After a lingering over a vegetarian quiche and hot mocha, I began to doubt the whole fog thing.  It was not any warmer outside yet, but the sun was definitely in the sky and there was no sign of impending water vapor doom.  The wind still had not bothered to make itself felt, and honestly, in the back of my head, I knew that despite the forecast, it wasn't going to start gusting anytime soon.  Still a sunny day out on the water in November is not something to be turned down, even if it means cruising around under power.  So I hopped into Solitude, putted over to the fuel dock to top up my 1 1/4 gallon gas can, and pointed her nose toward the saltwater, full steam ahead.

What a great decision!  The sun was out in its full glory as Solitude chugged over the glassy waters of the Sound.  Guilt over having my sails furled was assuaged by the peacefulness of it all.  Blue skies and blue waters, mixed with occasional white wisps of clouds and with the golden browns of late fall highlighting the shore.

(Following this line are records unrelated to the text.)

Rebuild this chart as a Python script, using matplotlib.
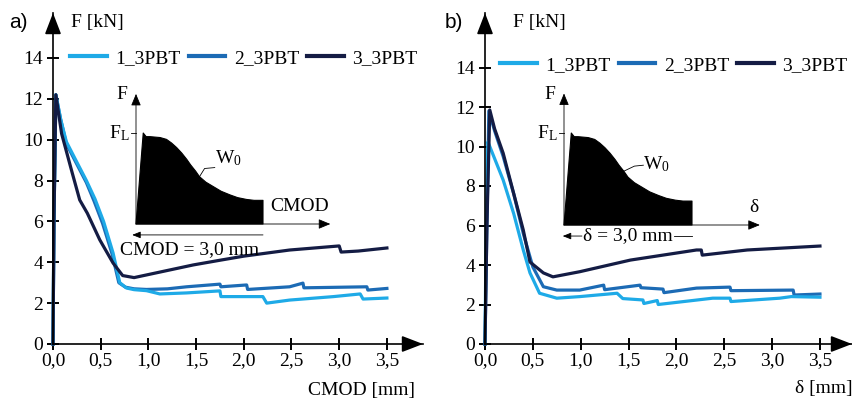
import matplotlib
matplotlib.use('Agg')
import matplotlib.pyplot as plt
from matplotlib.lines import Line2D

W, H = 853, 401

plt.rcParams['font.family'] = ['Liberation Serif', 'DejaVu Serif']
plt.rcParams['mathtext.fontset'] = 'custom'
plt.rcParams['mathtext.rm'] = 'Liberation Serif'
plt.rcParams['mathtext.it'] = 'Liberation Serif'

# specimens
labels = ['1_3PBT', '2_3PBT', '3_3PBT']
colors = ['#1eaae7', '#1c6bb5', '#141c44']

x_ticks = [0.0, 0.5, 1.0, 1.5, 2.0, 2.5, 3.0, 3.5]
x_tick_labels = ['0,0', '0,5', '1,0', '1,5', '2,0', '2,5', '3,0', '3,5']
y_ticks = [0, 2, 4, 6, 8, 10, 12, 14]

# a) F - CMOD
cmod_1_x = [0, 0.01, 0.03, 0.08, 0.14, 0.25, 0.35, 0.44, 0.53, 0.63, 0.70, 0.77, 0.85, 0.98, 1.12,
            1.40, 1.75, 1.76, 2.20, 2.24, 2.48, 2.94, 3.22, 3.25, 3.50]
cmod_1_y = [0, 6.0, 12.2, 11.0, 9.9, 8.9, 8.0, 7.1, 6.0, 4.45, 3.0, 2.74, 2.66, 2.61, 2.45,
            2.5, 2.6, 2.32, 2.32, 2.0, 2.15, 2.32, 2.45, 2.2, 2.25]
cmod_2_x = [0, 0.01, 0.03, 0.08, 0.14, 0.25, 0.35, 0.43, 0.52, 0.62, 0.69, 0.76, 0.85, 0.98, 1.20,
            1.40, 1.75, 1.76, 2.03, 2.04, 2.48, 2.62, 2.63, 3.29, 3.30, 3.50]
cmod_2_y = [0, 6.0, 12.2, 11.0, 9.8, 8.8, 7.9, 7.0, 5.9, 4.4, 3.0, 2.78, 2.7, 2.67, 2.7,
            2.8, 2.93, 2.8, 2.89, 2.67, 2.8, 2.98, 2.75, 2.8, 2.64, 2.72]
cmod_3_x = [0, 0.01, 0.03, 0.09, 0.20, 0.28, 0.36, 0.49, 0.63, 0.73, 0.85, 0.98, 1.20, 1.47, 1.75,
            2.00, 2.48, 3.00, 3.02, 3.20, 3.50]
cmod_3_y = [0, 6.0, 12.2, 10.3, 8.4, 7.05, 6.4, 5.1, 3.96, 3.35, 3.25, 3.38, 3.6, 3.87, 4.1,
            4.3, 4.6, 4.8, 4.5, 4.55, 4.7]

# b) F - delta
d_1_x = [0, 0.01, 0.03, 0.05, 0.19, 0.30, 0.40, 0.47, 0.57, 0.75, 0.99, 1.38, 1.44, 1.65, 1.66,
         1.80, 1.81, 2.38, 2.56, 2.57, 3.08, 3.20, 3.50]
d_1_y = [0, 5.0, 10.24, 10.0, 8.3, 6.6, 4.76, 3.6, 2.57, 2.32, 2.4, 2.57, 2.3, 2.23, 2.05,
         2.2, 2.0, 2.32, 2.32, 2.15, 2.32, 2.4, 2.37]
d_2_x = [0, 0.02, 0.04, 0.10, 0.19, 0.30, 0.40, 0.50, 0.61, 0.75, 0.99, 1.24, 1.25, 1.62, 1.63,
         1.86, 1.87, 2.21, 2.56, 2.57, 3.22, 3.23, 3.50]
d_2_y = [0, 6.0, 11.8, 10.8, 9.5, 7.6, 5.6, 3.9, 2.9, 2.73, 2.73, 2.98, 2.75, 2.98, 2.85,
         2.78, 2.6, 2.83, 2.88, 2.7, 2.73, 2.48, 2.53]
d_3_x = [0, 0.02, 0.05, 0.10, 0.19, 0.29, 0.40, 0.47, 0.61, 0.71, 0.99, 1.52, 2.21, 2.26, 2.27,
         2.74, 3.50]
d_3_y = [0, 6.0, 11.85, 10.9, 9.66, 7.8, 5.77, 4.15, 3.6, 3.4, 3.66, 4.25, 4.76, 4.76, 4.5,
         4.76, 4.96]

# schematic of the work W0 (normalised)
inset_x = [0, 0.057, 0.08, 0.11, 0.19, 0.24, 0.28, 0.32, 0.36, 0.40, 0.43, 0.47, 0.50, 0.55,
           0.61, 0.67, 0.74, 0.80, 0.87, 0.93, 1.0, 1.0]
inset_y = [0, 1.0, 0.96, 0.96, 0.95, 0.93, 0.89, 0.84, 0.78, 0.71, 0.65, 0.58, 0.52, 0.46,
           0.41, 0.36, 0.32, 0.29, 0.27, 0.26, 0.26, 0]


def fx(px):
    return px / W


def fy(py):
    return 1 - py / H


def arrow(ax, xy, xytext, coords='axes fraction', style='-|>,head_length=0.65,head_width=0.25',
          ms=20, lw=1.2):
    ax.annotate('', xy=xy, xycoords=coords, xytext=xytext, textcoords=coords,
                arrowprops=dict(arrowstyle=style, mutation_scale=ms, color='k', lw=lw,
                                shrinkA=0, shrinkB=0))


def main_axes(fig, x0, x1, y0, ytop, px_per_x, px_per_y):
    ax = fig.add_axes([fx(x0), fy(y0), (x1 - x0) / W, (y0 - ytop) / H])
    ax.set_xlim(0, (x1 - x0) / px_per_x)
    ax.set_ylim(0, (y0 - ytop) / px_per_y)
    ax.patch.set_visible(False)
    for s in ['top', 'right']:
        ax.spines[s].set_visible(False)
    for s in ['left', 'bottom']:
        ax.spines[s].set_linewidth(1.2)
    ax.set_xticks(x_ticks)
    ax.set_xticklabels(x_tick_labels)
    ax.set_yticks(y_ticks)
    ax.tick_params(direction='inout', length=8, width=1.4, labelsize=14)
    ax.tick_params(axis='y', pad=3)
    ax.tick_params(axis='x', pad=2)
    arrow(ax, (1, 0), (0.95, 0))
    arrow(ax, (0, 1), (0, 0.95))
    return ax


def inset(fig, ox, oy, ux, uy, xlabel, dim_text, w0_leader, w0_pos, delta=False):
    x0, x1 = -0.3, 1.6
    y0, y1 = -0.4, 1.5
    ax = fig.add_axes([fx(ox + x0 * ux), fy(oy - y0 * uy), (x1 - x0) * ux / W, (y1 - y0) * uy / H])
    ax.set_xlim(x0, x1)
    ax.set_ylim(y0, y1)
    ax.axis('off')
    ax.fill(inset_x, inset_y, color='k', lw=0.8, joinstyle='round')
    top = 1.43
    right = 1.53
    arrow(ax, (0, top), (0, 0), coords='data', style='-|>,head_length=0.6,head_width=0.25',
          ms=12, lw=0.6)
    arrow(ax, (right, 0), (0, 0), coords='data', style='-|>,head_length=0.6,head_width=0.25',
          ms=12, lw=0.6)
    ax.plot([-0.04, 0], [1, 1], color='k', lw=0.6)
    ax.text(-0.11, 1.42, 'F', fontsize=14, ha='center', va='center')
    ax.text(-0.05, 1.0, r'F$_\mathrm{L}$', fontsize=14, ha='right', va='center')
    ax.plot(w0_leader[0], w0_leader[1], color='k', lw=0.6)
    ax.text(w0_pos[0], w0_pos[1], r'W$_0$', fontsize=14, ha='left', va='center')
    ax.text(xlabel[1], 0.19, xlabel[0], fontsize=14, ha='center', va='center')
    dy = -0.12
    if delta:
        arrow(ax, (-0.01, dy), (0.14, dy), coords='data', style='-|>,head_length=0.5,head_width=0.2',
              ms=10, lw=0.6)
        ax.plot([0.86, 1.0], [dy, dy], color='k', lw=0.6)
        ax.text(0.5, dy, dim_text, fontsize=14, ha='center', va='center')
    else:
        arrow(ax, (-0.03, dy), (1.0, dy), coords='data', style='-|>,head_length=0.5,head_width=0.2',
              ms=10, lw=0.6)
        ax.text(0.42, -0.285, dim_text, fontsize=14, ha='center', va='center')
    return ax


fig = plt.figure(figsize=(W / 100, H / 100), dpi=100)

ax1 = main_axes(fig, 53, 423, 344, 13, 95.4, 20.43)
ax2 = main_axes(fig, 485, 852, 344, 13, 95.7, 19.75)

series_a = [(cmod_1_x, cmod_1_y), (cmod_2_x, cmod_2_y), (cmod_3_x, cmod_3_y)]
series_b = [(d_1_x, d_1_y), (d_2_x, d_2_y), (d_3_x, d_3_y)]
for ax, series in [(ax1, series_a), (ax2, series_b)]:
    for i in [1, 0, 2]:
        ax.plot(series[i][0], series[i][1], color=colors[i], lw=2.3, clip_on=False,
                solid_joinstyle='round')

handles = [Line2D([], [], color=c, lw=3.0) for c in colors]
for ax, (lx, ly) in [(ax1, (70, 58)), (ax2, (500, 65))]:
    ax.legend(handles, labels, loc='center left', bbox_to_anchor=(fx(lx), fy(ly)),
              bbox_transform=fig.transFigure, ncol=3, frameon=False, borderpad=0,
              borderaxespad=0, handlelength=1.9, handletextpad=0.42, columnspacing=0.42,
              fontsize=14)

inset(fig, 136, 224, 127, 91, ('CMOD', 1.29), 'CMOD = 3,0 mm',
      ([0.50, 0.54, 0.62], [0.52, 0.61, 0.62]), (0.62, 0.725))
inset(fig, 564, 225, 128, 92, ('δ', 1.48), 'δ = 3,0 mm',
      ([0.46, 0.55, 0.62], [0.58, 0.64, 0.65]), (0.62, 0.66), delta=True)

fig.text(fx(18), fy(22), 'a)', fontsize=15, family='Liberation Sans', ha='center', va='center')
fig.text(fx(454), fy(22), 'b)', fontsize=15, family='Liberation Sans', ha='center', va='center')
fig.text(fx(97), fy(22), 'F [kN]', fontsize=14, ha='center', va='center')
fig.text(fx(539), fy(22), 'F [kN]', fontsize=14, ha='center', va='center')
fig.text(fx(362), fy(390), 'CMOD [mm]', fontsize=14, ha='center', va='center')
fig.text(fx(824), fy(388), 'δ [mm]', fontsize=14, ha='center', va='center')

fig.savefig('out.png', dpi=100)
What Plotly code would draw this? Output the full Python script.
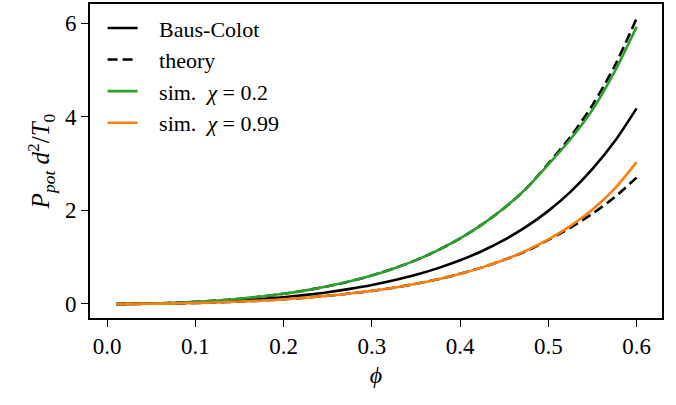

After leaving the Snohomish River, I pointed Solitude's nose NW.  About an hour and a 1/4 gallon of gas later, I was found myself just off of the north end of Hat Island.  I had considered simply circumnavigating tiny Hat Island, but  decided that there was not reason not to keep going.  A quick look at the map assured me that I could reach the town of Langley on Whidbey Island, run ashore, grab a bite to eat, and still make it back to the boat ramp before sunset (an important consideration, seeing as how I still haven't wired my nav lights).  So, onwards!

The Langley boat basin.
Langley is a cute-as-a-button little town.  They get their fare share of tourists and have a good compliment of restaurants, coffee shops, and bed-and-breakfasts.  I pulled into the densely packed harbor and upon consulting with the harbormaster, slid into a slip in the center of the tiny boat basin.  I trotted ashore and up into "downtown" Langley, in search of the perfect meal.  I ended up at the Useless Bay Coffee Company (Useless Bay is a bay just on the other side of the island), where I purchased a perfect-for-a-chilly-day bowl of pulled pork chili.  It was delicious!

I would have liked to stay longer and explore the town some more, but it was time to get back to the boat in order to get home before sundown.  Langley will definitely be the destination of a summertime overnight cruise in the future.

South end of Camano Island
South end of Hat Island.  Hat Island is also named
Gedney Island, but nobody calls it that. 
I steamed back, this time via the south side of Hat Island.  As the shadows grew long, I pulled back into the Snohomish River and was tied up at the boat launch just as the sun hit the horizon.  As I was getting Solitude ready for the trailer, a liveaboard from a trawler over in the yacht basin walked over, wanting to know more about my little boat.  Would have liked to talked more, but I had to get Solitude buttoned up and home before it got too late. 

What a great day.  Yes, it would have been nice to sail, but you take what you can get this time of year.  And what I got was awesome!